It is a funny coincidence, but today, exactly on the 4th of July, I would like to write my last post about the american myth, or as some would rather call it, ideal of the american self-made man and how this belief can be related to the lifelong learning movement.
The differences between the way the American colleagues we collaborated with perceived the lifelong learning topic has inspired me to learn more about their culture and try to understand how this topic can be observed from a totally different perspective. As I already mentioned in the previous posts, the American citizens come from a different welfare system than the EU citizens.
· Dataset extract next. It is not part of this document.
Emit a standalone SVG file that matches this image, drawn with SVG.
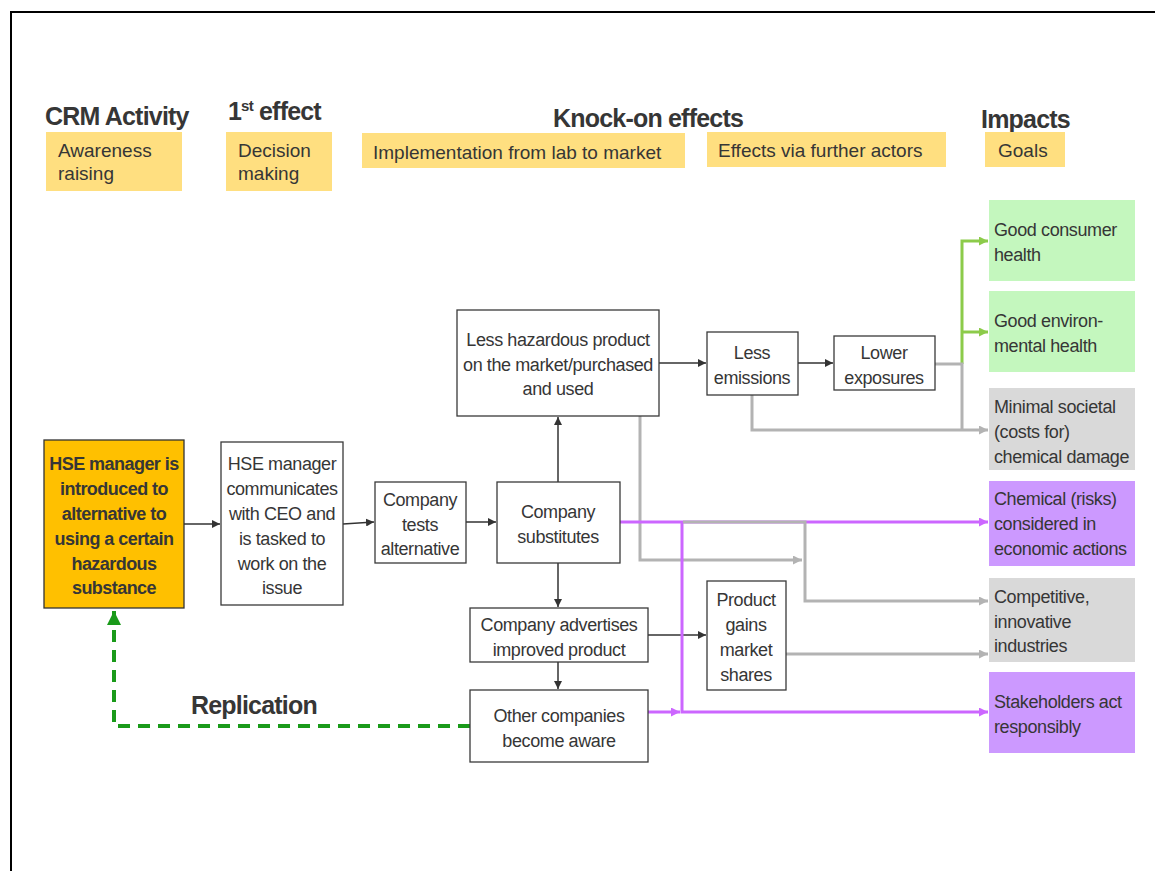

This definitely shaped the ways the citizens from these two backgrounds perceive the lifelong learning issue and the way they relate to it as individual beings, employees or employers.
First of all, I would like to point out what I have learnt about the self-made man ideal in the american culture. It is a deeply rooted concept in the American Dream. Benjamin Franklin, one of the Founding Fathers of the United States is believed to be the creator of this concept.
In his Autobiography, he describes his way from a poor, unknown son of a candle-maker to a very successful business man and highly acknowledged member of the American society. Franklin creates the archetype of someone coming from low origins, who, against all odds, breaks out of his inherited social position, climbs up the social ladder and creates a new identity for himself. Key factors in this rise from rags to riches are hard work and a solid moral foundation. Franklin also stresses the significance of education for self-improvement.
In the European culture this concept is also known, and of course ambition and the will to work on self- improvement are two very respected and valued characteristics. However, this concept is not rooted in the general culture, like it is in The USA. The EU citizens are encouraged by the state to invest in their self-development and the EU supports its citizens with various programs that promote flexibility and self-development to guarantee employability and the best economic development of the EU community possible.
However, because of the welfare system in most EU member countries the citizens often tend to notice and point out the drawbacks of the lifelong learning and they feel like they have the right to blame the state for shifting the responsibility on to the individuals etc.
Finally, I am very intrigued to have had the possibility to experience such a tangible example of cultural differences. I enjoyed trying to change my perspective and understand how certain aspects of institutional change are perceived by different cultures. Surprisingly, shifting my perspective and gaining a deep understanding of some issues was much harder than I had imagined and have me food for thought.